__WHAT TO DO__
Print the listing from its top line through the line containing "from matplotlib.lines import Line2D", nothing more, and leave out the pictures.
+++ COLLECTED DATA
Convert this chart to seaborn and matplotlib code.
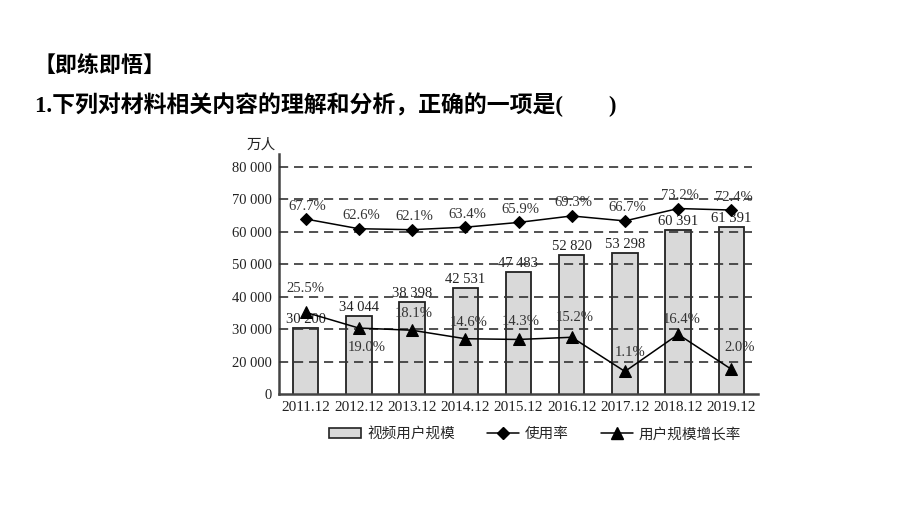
import numpy as np
import pandas as pd
import matplotlib
matplotlib.use("Agg")
import matplotlib.pyplot as plt
import seaborn as sns
from matplotlib.patches import Patch
from matplotlib.lines import Line2D

# ---------------- data ----------------
years = ["2011.12", "2012.12", "2013.12", "2014.12", "2015.12",
         "2016.12", "2017.12", "2018.12", "2019.12"]
users = [30200, 34044, 38398, 42531, 47483, 52820, 53298, 60391, 61391]
usage_rate = [67.7, 62.6, 62.1, 63.4, 65.9, 69.3, 66.7, 73.2, 72.4]
growth_rate = [25.5, 19.0, 18.1, 14.6, 14.3, 15.2, 1.1, 16.4, 2.0]
ytick_vals = [10000, 20000, 30000, 40000, 50000, 60000, 70000, 80000]
ytick_labels = ["0", "20 000", "30 000", "40 000", "50 000", "60 000", "70 000", "80 000"]

title1 = "【即练即悟】"
title2 = "1.下列对材料相关内容的理解和分析，正确的一项是(        )"
unit_label = "万人"
legend_labels = ["视频用户规模", "使用率", "用户规模增长率"]

df = pd.DataFrame({"year": years, "users": users,
                   "usage": usage_rate, "growth": growth_rate,
                   "pos": np.arange(len(years))})

# ---------------- style ----------------
sns.set_theme(style="white")
plt.rcParams["font.family"] = ["Liberation Serif", "Noto Sans CJK SC", "DejaVu Sans"]
FS = 10.5
DARK = "#222222"

fig = plt.figure(figsize=(9.2, 5.18), dpi=100)
ax = fig.add_axes([279 / 920, 1 - 394 / 518, (758 - 279) / 920, 240 / 518])

sns.barplot(data=df, x="year", y="users", ax=ax, color="#d9d9d9",
            edgecolor=DARK, linewidth=1.3, width=0.48, saturation=1, zorder=1)
ax.set_xlim(-0.5, len(years) - 0.5)
ax.set_ylim(10000, 83900)

bar_text = [f"{v:,}".replace(",", " ") for v in users]
ax.bar_label(ax.containers[0], labels=bar_text, padding=1.5, fontsize=FS, color=DARK)

# gridlines drawn above bars
for v in ytick_vals[1:]:
    ax.axhline(v, xmin=0, xmax=0.988, color="#333333", lw=1.2,
               dashes=(5.5, 3.5), zorder=3)

ax.set_yticks(ytick_vals)
ax.set_yticklabels(ytick_labels, fontsize=FS, color=DARK)
ax.tick_params(axis="y", length=0, pad=5)
ax.set_xticks(np.arange(len(years)))
ax.set_xticklabels(years, fontsize=11, color=DARK)
ax.tick_params(axis="x", which="major", length=0, pad=5)
ax.set_xticks(np.arange(len(years) - 1) + 0.5, minor=True)
ax.tick_params(axis="x", which="minor", direction="in", length=4, width=1.2,
               color="#333333")
ax.set_xlabel("")
ax.set_ylabel("")
for s in ["top", "right"]:
    ax.spines[s].set_visible(False)
for s in ["left", "bottom"]:
    ax.spines[s].set_color("#444444")
    ax.spines[s].set_linewidth(1.8)

# usage rate line (own scale)
ax2 = ax.twinx()
sns.lineplot(data=df, x="pos", y="usage", ax=ax2, color="black", lw=1.1,
             marker="D", markersize=6.5, markeredgecolor="black", zorder=5)
ax2.set_ylim(-24.1, 101.8)

# growth rate line (own scale)
ax3 = ax.twinx()
sns.lineplot(data=df, x="pos", y="growth", ax=ax3, color="black", lw=1.1,
             marker="^", markersize=9, markeredgecolor="black", zorder=5)
ax3.set_ylim(-8.2, 90.8)

for a in (ax2, ax3):
    a.set_xlim(-0.5, len(years) - 0.5)
    a.set_yticks([])
    a.set_ylabel("")
    a.set_xlabel("")
    for s in a.spines.values():
        s.set_visible(False)

for i, v in enumerate(usage_rate):
    ax2.annotate(f"{v}%", (i, v), xytext=(2, 13), textcoords="offset pixels",
                 ha="center", va="center", fontsize=FS, color="#333333")

growth_dy = [24, -19, 17, 16, 18, 20, 19, 15, 22]
growth_dx = [0, 8, 2, 3, 2, 3, 5, 3, 8]
for i, v in enumerate(growth_rate):
    ax3.annotate(f"{v}%", (i, v), xytext=(growth_dx[i], growth_dy[i]),
                 textcoords="offset pixels", ha="center", va="center",
                 fontsize=FS, color="#333333")

# texts
fig.text(261 / 920, 1 - 145 / 518, unit_label, ha="center", va="center",
         fontsize=FS, color=DARK)
fig.text(33 / 920, 1 - 67 / 518, title1, ha="left", va="center",
         fontsize=15.8, fontweight="bold", color="black")
fig.text(35 / 920, 1 - 105 / 518, title2, ha="left", va="center",
         fontsize=16.5, fontweight="bold", color="black")

# legend
handles = [
    Patch(facecolor="#d9d9d9", edgecolor=DARK, linewidth=1.2),
    Line2D([0], [0], color="black", lw=1.1, marker="D", markersize=6.5),
    Line2D([0], [0], color="black", lw=1.1, marker="^", markersize=9),
]
fig.legend(handles, legend_labels, loc="center", ncol=3, frameon=False,
           bbox_to_anchor=(535 / 920, 1 - 434 / 518), fontsize=FS,
           handlelength=2.2, handletextpad=0.4, columnspacing=2.2)

fig.savefig("out.png", dpi=100)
++++++
__RESULT OF THE EXERCISE__
Convert this chart to seaborn and matplotlib code.
import numpy as np
import pandas as pd
import matplotlib
matplotlib.use("Agg")
import matplotlib.pyplot as plt
import seaborn as sns
from matplotlib.patches import Patch
from matplotlib.lines import Line2D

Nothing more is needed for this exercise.